_GIVEN INSTRUCTION:_
Give the material again in full, matching it exactly.
_ _ _
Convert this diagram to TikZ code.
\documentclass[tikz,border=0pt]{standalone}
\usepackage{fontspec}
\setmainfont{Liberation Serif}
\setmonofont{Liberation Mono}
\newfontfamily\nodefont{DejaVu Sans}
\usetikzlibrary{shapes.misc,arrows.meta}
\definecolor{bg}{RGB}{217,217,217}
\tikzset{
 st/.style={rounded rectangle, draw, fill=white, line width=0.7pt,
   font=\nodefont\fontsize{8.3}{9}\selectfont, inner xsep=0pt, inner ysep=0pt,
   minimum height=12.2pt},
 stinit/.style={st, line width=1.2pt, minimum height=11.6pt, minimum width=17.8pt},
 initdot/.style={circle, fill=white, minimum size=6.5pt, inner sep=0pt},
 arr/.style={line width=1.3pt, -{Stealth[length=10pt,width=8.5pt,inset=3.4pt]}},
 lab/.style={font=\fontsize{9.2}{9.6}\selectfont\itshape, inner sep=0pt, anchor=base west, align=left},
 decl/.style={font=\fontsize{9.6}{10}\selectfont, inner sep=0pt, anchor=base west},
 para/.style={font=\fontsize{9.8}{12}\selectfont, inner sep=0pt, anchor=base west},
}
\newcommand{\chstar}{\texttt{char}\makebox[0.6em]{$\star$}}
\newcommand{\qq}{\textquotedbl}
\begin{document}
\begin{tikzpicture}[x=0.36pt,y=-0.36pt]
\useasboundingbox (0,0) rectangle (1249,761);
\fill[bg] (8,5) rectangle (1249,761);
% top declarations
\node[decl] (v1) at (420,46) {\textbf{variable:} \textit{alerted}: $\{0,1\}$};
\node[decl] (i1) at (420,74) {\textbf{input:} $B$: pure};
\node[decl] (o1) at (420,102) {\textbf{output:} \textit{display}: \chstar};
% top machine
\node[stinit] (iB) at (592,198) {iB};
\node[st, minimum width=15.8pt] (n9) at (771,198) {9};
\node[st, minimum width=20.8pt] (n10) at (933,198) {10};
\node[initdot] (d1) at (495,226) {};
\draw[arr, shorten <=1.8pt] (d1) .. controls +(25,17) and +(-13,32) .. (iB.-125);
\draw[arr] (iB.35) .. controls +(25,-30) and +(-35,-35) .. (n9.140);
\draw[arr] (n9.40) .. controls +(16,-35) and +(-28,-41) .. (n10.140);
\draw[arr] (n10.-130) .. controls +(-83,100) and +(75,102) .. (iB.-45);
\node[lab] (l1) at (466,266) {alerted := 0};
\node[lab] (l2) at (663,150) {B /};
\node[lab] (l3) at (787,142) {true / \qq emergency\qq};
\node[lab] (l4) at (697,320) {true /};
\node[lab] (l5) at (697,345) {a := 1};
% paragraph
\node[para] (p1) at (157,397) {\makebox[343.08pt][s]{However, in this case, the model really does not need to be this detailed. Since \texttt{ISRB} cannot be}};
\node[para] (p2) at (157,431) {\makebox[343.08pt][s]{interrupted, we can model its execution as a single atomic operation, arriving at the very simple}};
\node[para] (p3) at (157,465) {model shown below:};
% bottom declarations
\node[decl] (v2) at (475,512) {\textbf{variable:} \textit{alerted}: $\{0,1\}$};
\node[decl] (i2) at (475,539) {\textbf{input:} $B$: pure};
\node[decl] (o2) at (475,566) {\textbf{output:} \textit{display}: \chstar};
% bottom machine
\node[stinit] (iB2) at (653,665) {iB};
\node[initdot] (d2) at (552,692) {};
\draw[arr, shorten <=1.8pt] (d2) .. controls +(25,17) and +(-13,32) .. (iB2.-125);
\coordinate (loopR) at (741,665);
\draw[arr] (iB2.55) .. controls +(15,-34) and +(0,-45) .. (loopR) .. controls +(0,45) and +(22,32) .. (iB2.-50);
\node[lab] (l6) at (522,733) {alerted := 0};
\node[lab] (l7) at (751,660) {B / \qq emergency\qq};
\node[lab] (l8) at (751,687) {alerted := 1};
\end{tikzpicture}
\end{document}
_ _ _
_SOLUTION TO THIS EXERCISE:_
Convert this diagram to TikZ code.
\documentclass[tikz,border=0pt]{standalone}
\usepackage{fontspec}
\setmainfont{Liberation Serif}
\setmonofont{Liberation Mono}
\newfontfamily\nodefont{DejaVu Sans}
\usetikzlibrary{shapes.misc,arrows.meta}
\definecolor{bg}{RGB}{217,217,217}
\tikzset{
 st/.style={rounded rectangle, draw, fill=white, line width=0.7pt,
   font=\nodefont\fontsize{8.3}{9}\selectfont, inner xsep=0pt, inner ysep=0pt,
   minimum height=12.2pt},
 stinit/.style={st, line width=1.2pt, minimum height=11.6pt, minimum width=17.8pt},
 initdot/.style={circle, fill=white, minimum size=6.5pt, inner sep=0pt},
 arr/.style={line width=1.3pt, -{Stealth[length=10pt,width=8.5pt,inset=3.4pt]}},
 lab/.style={font=\fontsize{9.2}{9.6}\selectfont\itshape, inner sep=0pt, anchor=base west, align=left},
 decl/.style={font=\fontsize{9.6}{10}\selectfont, inner sep=0pt, anchor=base west},
 para/.style={font=\fontsize{9.8}{12}\selectfont, inner sep=0pt, anchor=base west},
}
\newcommand{\chstar}{\texttt{char}\makebox[0.6em]{$\star$}}
\newcommand{\qq}{\textquotedbl}
\begin{document}
\begin{tikzpicture}[x=0.36pt,y=-0.36pt]
\useasboundingbox (0,0) rectangle (1249,761);
\fill[bg] (8,5) rectangle (1249,761);
% top declarations
\node[decl] (v1) at (420,46) {\textbf{variable:} \textit{alerted}: $\{0,1\}$};
\node[decl] (i1) at (420,74) {\textbf{input:} $B$: pure};
\node[decl] (o1) at (420,102) {\textbf{output:} \textit{display}: \chstar};
% top machine
\node[stinit] (iB) at (592,198) {iB};
\node[st, minimum width=15.8pt] (n9) at (771,198) {9};
\node[st, minimum width=20.8pt] (n10) at (933,198) {10};
\node[initdot] (d1) at (495,226) {};
\draw[arr, shorten <=1.8pt] (d1) .. controls +(25,17) and +(-13,32) .. (iB.-125);
\draw[arr] (iB.35) .. controls +(25,-30) and +(-35,-35) .. (n9.140);
\draw[arr] (n9.40) .. controls +(16,-35) and +(-28,-41) .. (n10.140);
\draw[arr] (n10.-130) .. controls +(-83,100) and +(75,102) .. (iB.-45);
\node[lab] (l1) at (466,266) {alerted := 0};
\node[lab] (l2) at (663,150) {B /};
\node[lab] (l3) at (787,142) {true / \qq emergency\qq};
\node[lab] (l4) at (697,320) {true /};
\node[lab] (l5) at (697,345) {a := 1};
% paragraph
\node[para] (p1) at (157,397) {\makebox[343.08pt][s]{However, in this case, the model really does not need to be this detailed. Since \texttt{ISRB} cannot be}};
\node[para] (p2) at (157,431) {\makebox[343.08pt][s]{interrupted, we can model its execution as a single atomic operation, arriving at the very simple}};
\node[para] (p3) at (157,465) {model shown below:};
% bottom declarations
\node[decl] (v2) at (475,512) {\textbf{variable:} \textit{alerted}: $\{0,1\}$};
\node[decl] (i2) at (475,539) {\textbf{input:} $B$: pure};
\node[decl] (o2) at (475,566) {\textbf{output:} \textit{display}: \chstar};
% bottom machine
\node[stinit] (iB2) at (653,665) {iB};
\node[initdot] (d2) at (552,692) {};
\draw[arr, shorten <=1.8pt] (d2) .. controls +(25,17) and +(-13,32) .. (iB2.-125);
\coordinate (loopR) at (741,665);
\draw[arr] (iB2.55) .. controls +(15,-34) and +(0,-45) .. (loopR) .. controls +(0,45) and +(22,32) .. (iB2.-50);
\node[lab] (l6) at (522,733) {alerted := 0};
\node[lab] (l7) at (751,660) {B / \qq emergency\qq};
\node[lab] (l8) at (751,687) {alerted := 1};
\end{tikzpicture}
\end{document}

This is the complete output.